_Short task:_ Copy every line of the following data that includes the string "this".
^^^^^^^^^^^^^^^^
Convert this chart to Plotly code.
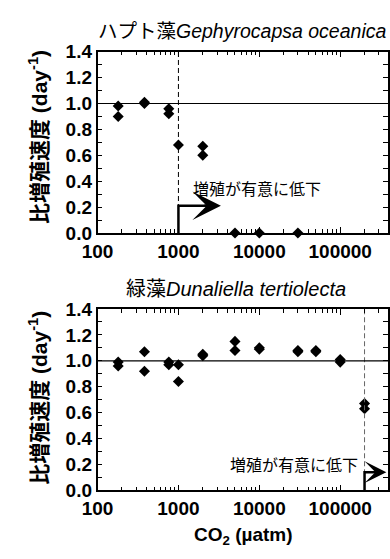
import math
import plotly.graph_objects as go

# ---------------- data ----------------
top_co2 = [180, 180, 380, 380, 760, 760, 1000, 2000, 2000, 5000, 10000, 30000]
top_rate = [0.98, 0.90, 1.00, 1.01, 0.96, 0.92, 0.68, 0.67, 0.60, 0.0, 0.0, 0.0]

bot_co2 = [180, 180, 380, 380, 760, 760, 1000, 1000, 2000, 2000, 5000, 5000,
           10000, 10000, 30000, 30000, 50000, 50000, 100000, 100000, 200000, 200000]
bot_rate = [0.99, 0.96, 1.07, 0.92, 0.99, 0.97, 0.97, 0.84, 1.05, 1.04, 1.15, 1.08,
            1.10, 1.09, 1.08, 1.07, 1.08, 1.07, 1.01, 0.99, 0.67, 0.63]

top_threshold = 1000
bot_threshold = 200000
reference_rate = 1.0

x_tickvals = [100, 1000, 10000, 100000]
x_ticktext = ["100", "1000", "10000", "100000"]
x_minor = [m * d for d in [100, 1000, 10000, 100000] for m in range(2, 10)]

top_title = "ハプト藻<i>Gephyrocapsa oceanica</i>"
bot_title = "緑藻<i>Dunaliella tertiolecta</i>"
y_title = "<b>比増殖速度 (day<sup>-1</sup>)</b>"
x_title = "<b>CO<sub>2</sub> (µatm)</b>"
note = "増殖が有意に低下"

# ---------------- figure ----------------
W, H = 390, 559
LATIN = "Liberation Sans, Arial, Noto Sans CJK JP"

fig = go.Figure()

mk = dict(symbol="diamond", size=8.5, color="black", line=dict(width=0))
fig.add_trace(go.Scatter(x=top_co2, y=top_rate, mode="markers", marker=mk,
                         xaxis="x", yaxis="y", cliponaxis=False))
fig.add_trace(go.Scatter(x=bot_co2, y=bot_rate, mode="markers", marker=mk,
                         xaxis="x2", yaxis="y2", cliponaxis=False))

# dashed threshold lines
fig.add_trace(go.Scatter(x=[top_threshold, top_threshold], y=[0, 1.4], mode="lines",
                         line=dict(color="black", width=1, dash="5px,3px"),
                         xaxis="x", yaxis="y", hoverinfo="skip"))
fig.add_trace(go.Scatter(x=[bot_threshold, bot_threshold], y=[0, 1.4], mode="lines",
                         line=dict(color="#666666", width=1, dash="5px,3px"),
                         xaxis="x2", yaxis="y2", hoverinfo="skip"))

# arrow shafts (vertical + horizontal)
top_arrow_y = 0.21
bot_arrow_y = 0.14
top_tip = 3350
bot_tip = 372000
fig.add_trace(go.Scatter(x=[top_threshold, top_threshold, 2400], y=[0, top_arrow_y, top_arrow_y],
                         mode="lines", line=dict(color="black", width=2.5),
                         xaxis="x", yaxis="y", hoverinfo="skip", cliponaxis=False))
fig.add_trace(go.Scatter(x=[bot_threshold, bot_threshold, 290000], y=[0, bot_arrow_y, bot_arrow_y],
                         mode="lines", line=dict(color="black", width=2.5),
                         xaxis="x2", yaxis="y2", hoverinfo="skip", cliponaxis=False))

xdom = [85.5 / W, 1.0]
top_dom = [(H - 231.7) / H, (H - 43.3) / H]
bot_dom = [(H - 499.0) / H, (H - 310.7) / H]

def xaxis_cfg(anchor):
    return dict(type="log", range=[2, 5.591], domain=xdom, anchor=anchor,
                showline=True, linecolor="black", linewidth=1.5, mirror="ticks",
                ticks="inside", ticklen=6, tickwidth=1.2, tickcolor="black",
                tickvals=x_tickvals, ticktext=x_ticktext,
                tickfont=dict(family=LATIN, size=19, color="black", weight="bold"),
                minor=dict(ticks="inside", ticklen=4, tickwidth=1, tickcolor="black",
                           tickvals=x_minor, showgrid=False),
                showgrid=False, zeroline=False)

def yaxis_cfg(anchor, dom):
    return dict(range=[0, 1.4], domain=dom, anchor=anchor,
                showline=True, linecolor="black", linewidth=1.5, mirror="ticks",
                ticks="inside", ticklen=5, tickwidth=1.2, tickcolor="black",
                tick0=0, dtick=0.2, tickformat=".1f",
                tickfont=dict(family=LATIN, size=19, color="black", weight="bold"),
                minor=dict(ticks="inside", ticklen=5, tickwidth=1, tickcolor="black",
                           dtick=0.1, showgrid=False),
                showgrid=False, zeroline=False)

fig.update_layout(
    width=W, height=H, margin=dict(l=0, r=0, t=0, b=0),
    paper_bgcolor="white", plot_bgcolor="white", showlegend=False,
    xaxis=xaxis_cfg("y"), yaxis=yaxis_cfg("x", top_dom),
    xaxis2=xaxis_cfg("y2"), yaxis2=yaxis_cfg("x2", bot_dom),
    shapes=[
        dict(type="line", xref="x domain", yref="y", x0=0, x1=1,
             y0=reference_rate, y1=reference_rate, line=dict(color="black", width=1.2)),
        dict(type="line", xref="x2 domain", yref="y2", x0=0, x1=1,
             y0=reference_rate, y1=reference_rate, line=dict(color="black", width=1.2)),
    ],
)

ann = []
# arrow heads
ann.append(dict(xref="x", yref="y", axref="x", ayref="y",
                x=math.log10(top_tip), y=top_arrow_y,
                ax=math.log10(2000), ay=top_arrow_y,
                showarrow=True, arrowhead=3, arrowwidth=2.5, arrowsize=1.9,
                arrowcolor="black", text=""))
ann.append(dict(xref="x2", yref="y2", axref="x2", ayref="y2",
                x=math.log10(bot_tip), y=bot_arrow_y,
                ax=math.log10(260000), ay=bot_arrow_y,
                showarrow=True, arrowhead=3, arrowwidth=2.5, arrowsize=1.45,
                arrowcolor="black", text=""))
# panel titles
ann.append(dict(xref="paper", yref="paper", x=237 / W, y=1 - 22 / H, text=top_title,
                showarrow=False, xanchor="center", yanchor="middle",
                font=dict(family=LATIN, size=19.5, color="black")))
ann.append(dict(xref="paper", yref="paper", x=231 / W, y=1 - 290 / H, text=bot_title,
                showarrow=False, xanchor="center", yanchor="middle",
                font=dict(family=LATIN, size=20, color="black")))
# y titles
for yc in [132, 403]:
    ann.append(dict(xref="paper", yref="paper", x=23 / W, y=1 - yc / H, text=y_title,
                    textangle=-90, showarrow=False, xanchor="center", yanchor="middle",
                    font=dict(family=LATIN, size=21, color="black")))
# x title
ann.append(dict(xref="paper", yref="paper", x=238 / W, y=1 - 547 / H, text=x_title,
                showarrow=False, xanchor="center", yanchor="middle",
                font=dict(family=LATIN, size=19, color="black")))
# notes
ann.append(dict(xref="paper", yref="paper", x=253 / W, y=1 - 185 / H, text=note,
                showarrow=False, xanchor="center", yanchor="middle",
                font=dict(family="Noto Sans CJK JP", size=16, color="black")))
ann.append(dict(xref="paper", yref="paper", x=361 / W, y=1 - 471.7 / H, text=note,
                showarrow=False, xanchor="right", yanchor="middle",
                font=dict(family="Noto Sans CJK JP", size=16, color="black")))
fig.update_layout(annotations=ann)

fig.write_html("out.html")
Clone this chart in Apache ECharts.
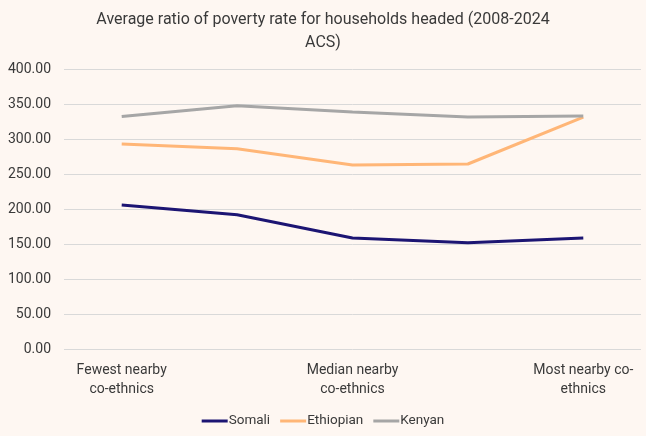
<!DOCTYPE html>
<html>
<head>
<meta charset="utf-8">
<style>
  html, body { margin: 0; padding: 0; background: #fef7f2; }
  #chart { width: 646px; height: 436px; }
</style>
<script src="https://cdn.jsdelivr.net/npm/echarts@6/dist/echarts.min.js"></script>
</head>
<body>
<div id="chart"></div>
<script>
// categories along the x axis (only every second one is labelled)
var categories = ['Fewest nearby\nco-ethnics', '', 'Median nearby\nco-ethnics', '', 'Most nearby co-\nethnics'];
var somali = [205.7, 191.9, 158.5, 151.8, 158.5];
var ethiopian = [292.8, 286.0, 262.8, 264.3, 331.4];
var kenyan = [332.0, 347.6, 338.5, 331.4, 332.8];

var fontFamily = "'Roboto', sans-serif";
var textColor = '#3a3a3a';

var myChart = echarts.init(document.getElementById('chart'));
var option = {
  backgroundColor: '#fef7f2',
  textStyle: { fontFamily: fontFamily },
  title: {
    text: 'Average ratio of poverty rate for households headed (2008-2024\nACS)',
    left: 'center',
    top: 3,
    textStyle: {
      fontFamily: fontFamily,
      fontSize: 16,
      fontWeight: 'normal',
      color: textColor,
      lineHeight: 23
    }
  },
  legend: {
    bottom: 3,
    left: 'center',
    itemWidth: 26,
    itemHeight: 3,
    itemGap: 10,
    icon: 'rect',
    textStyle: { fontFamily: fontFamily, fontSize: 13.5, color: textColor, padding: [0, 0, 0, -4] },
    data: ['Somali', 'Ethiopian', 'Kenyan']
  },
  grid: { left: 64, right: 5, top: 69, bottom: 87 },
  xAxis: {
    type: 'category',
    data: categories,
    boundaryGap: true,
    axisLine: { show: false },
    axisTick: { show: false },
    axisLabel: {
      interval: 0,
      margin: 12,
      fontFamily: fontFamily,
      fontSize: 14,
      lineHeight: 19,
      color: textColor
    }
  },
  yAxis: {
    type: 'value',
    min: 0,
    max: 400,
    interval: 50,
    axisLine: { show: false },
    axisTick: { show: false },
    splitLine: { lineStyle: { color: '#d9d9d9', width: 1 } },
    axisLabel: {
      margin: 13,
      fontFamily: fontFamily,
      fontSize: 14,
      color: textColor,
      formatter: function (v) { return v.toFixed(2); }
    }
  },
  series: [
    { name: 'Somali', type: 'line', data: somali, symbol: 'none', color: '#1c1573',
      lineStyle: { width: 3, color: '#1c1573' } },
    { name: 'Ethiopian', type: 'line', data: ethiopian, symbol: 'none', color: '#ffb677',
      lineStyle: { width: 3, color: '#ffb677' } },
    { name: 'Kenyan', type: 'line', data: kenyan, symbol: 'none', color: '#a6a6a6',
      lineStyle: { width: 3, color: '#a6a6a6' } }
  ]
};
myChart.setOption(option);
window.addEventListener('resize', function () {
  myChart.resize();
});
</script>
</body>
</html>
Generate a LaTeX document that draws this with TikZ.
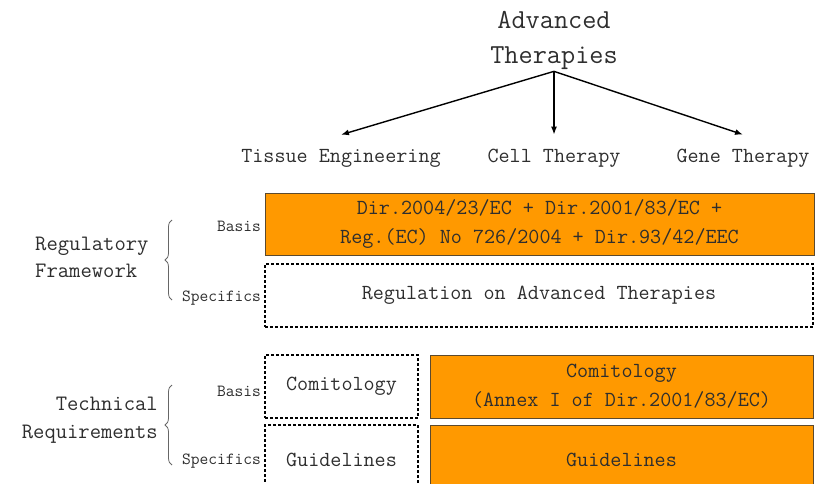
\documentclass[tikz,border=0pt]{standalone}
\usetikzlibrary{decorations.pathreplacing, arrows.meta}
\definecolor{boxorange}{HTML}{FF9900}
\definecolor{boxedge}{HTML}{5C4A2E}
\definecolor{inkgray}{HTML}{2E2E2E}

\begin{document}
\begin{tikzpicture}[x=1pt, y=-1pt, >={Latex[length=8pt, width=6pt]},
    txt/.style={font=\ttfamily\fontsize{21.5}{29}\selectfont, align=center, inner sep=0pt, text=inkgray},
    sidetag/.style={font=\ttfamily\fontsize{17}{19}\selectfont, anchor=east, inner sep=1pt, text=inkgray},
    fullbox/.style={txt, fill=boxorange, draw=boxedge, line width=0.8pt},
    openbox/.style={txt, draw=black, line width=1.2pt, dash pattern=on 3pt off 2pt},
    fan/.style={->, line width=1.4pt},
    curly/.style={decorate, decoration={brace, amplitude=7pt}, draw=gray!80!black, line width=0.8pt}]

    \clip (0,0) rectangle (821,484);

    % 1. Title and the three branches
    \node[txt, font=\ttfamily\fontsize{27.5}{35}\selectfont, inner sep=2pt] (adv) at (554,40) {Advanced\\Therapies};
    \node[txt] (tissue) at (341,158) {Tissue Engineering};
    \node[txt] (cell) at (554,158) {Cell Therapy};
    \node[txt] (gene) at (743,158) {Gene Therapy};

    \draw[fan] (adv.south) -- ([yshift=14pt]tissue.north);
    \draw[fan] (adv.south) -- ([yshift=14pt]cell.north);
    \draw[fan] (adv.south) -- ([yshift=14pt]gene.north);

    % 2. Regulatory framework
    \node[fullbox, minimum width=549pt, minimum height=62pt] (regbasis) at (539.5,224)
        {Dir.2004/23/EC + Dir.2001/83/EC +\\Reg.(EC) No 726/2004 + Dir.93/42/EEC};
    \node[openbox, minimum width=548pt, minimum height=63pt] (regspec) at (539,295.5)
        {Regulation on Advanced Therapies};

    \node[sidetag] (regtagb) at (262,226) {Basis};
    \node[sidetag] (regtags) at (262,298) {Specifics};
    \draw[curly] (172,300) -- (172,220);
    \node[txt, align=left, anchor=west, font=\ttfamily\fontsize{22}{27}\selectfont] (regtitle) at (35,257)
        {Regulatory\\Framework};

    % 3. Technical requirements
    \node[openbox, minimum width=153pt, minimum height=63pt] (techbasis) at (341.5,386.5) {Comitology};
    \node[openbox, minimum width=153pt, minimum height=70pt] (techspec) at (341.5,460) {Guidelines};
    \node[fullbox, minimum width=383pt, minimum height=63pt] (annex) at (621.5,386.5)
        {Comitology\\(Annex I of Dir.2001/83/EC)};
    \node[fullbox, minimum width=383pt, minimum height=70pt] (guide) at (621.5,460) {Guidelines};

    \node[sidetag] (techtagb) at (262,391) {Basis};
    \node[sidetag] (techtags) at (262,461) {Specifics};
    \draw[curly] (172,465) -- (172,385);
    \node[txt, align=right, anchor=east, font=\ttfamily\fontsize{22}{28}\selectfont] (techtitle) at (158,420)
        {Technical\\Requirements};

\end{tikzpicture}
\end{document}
^^^^^^^^^^^^^^^^
_Final result:_
Convert this chart to Plotly code.
Clone this chart in Apache ECharts.
Generate a LaTeX document that draws this with TikZ.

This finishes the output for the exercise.